The Trump administration argued in a recent brief that Philadelphia had shown unconstitutional hostility toward a faith-based organization when it excluded it from a foster care program because of its religious-based objection to same-sex marriage.
The Justice Department (DOJ) filed the brief (pdf) in the case Fulton v. City of Philadelphia, which the Supreme Court agreed to review earlier this year. The case centers around a Catholic foster care agency’s challenge against the city’s decision to block the agency from taking on new foster care cases unless they endorse same-sex couples as part of the foster parent certification process.
The city said they stopped referring children to the agency and is not renewing its contract with it because the agency, which has served the city for over 100 years, had allegedly contravened the city’s Fair Practices Ordinance. The policy prohibits discrimination on the basis of a variety of factors, including race, ethnicity, sex, sexual orientation, and gender identity.
The case was brought by Catholic Social Services (CSS) and two of its certified foster parents—Sharonell Fulton and Toni Simms-Busch—who argue that the city’s policy is discriminatory and violates the agency’s free exercise rights under the First Amendment. It is also asking the court to “revisit” the precedent in Employment Division v. Smith, a case that found an individual’s religious beliefs cannot excuse him or her from complying with a valid law.
The DOJ argued in support of CSS and the foster parents, saying that Philadelphia’s actions had “impermissibly discriminated against religious exercise” and shown “unconstitutional hostility toward Catholic Social Services’ religious beliefs.”
Philadelphia had argued that its actions were permissible because they were enforcing neutral and generally applicable anti-discrimination policies.

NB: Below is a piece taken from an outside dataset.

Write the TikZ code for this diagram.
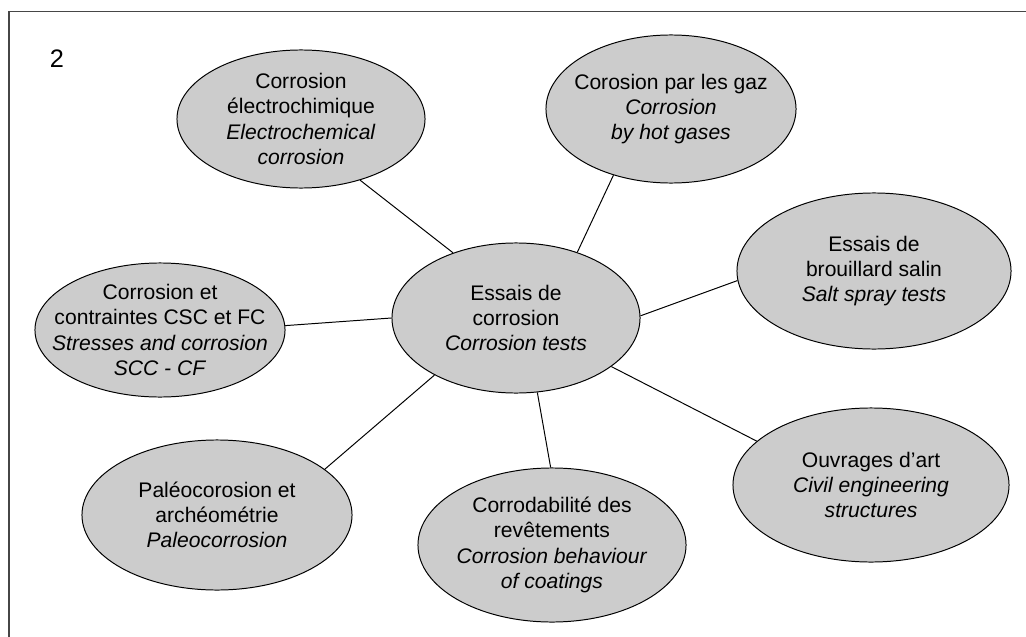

The DOJ disagreed, arguing that the city had retained the ability to create individualized exemptions and granted de facto exemptions, which then “triggers strict scrutiny that the City cannot satisfy.” Strict scrutiny requires courts to strike down laws unless the government can show that there is a “compelling state interest” and that the law was “narrowly tailored” to achieve the purpose.
“Separately, the application of the City’s policies in this case was tinged with hostility toward religious exercise, not the ‘neutrality that the Free Exercise Clause requires,'” the department argued.
CSS said in its petition (pdf) to the top court that “as a Catholic agency, CSS cannot provide written endorsements for same-sex couples which contradict its religious teachings on marriage.”
It added that the city was acting against them even though the agency’s “beliefs about marriage haven’t prevented anyone from fostering.” CSS also said that, since its opening in 1917 until the start of the case in 2018, they have not been approached by a single same-sex couple about being foster parents, and therefore, no same-sex couple has been prevented from fostering or adopting a child by CSS.
The Trump administration’s brief comes on the same week 76 members of Congress, dozens of states, and a number of diverse religious groups filed friend-of-the-court briefs to urge the top court to allow CSS to continue operating in Philadelphia.
“It’s easy to support a foster agency that has been uniting vulnerable children with loving families for over 100 years, so it’s no wonder CSS has received such broad and diverse support at the Supreme Court,” Lori Windham, senior counsel at the Becket Fund for Religious Liberty, said in a statement.
“Faith-based agencies are some of the best at combating the foster care crisis across the nation, yet across the country, they face threats from those who disagree with their religious beliefs. I am hopeful that the Court will recognize that faith-based agencies are rightfully part of the solution and shouldn’t be subject to the political appetites of their adversaries.”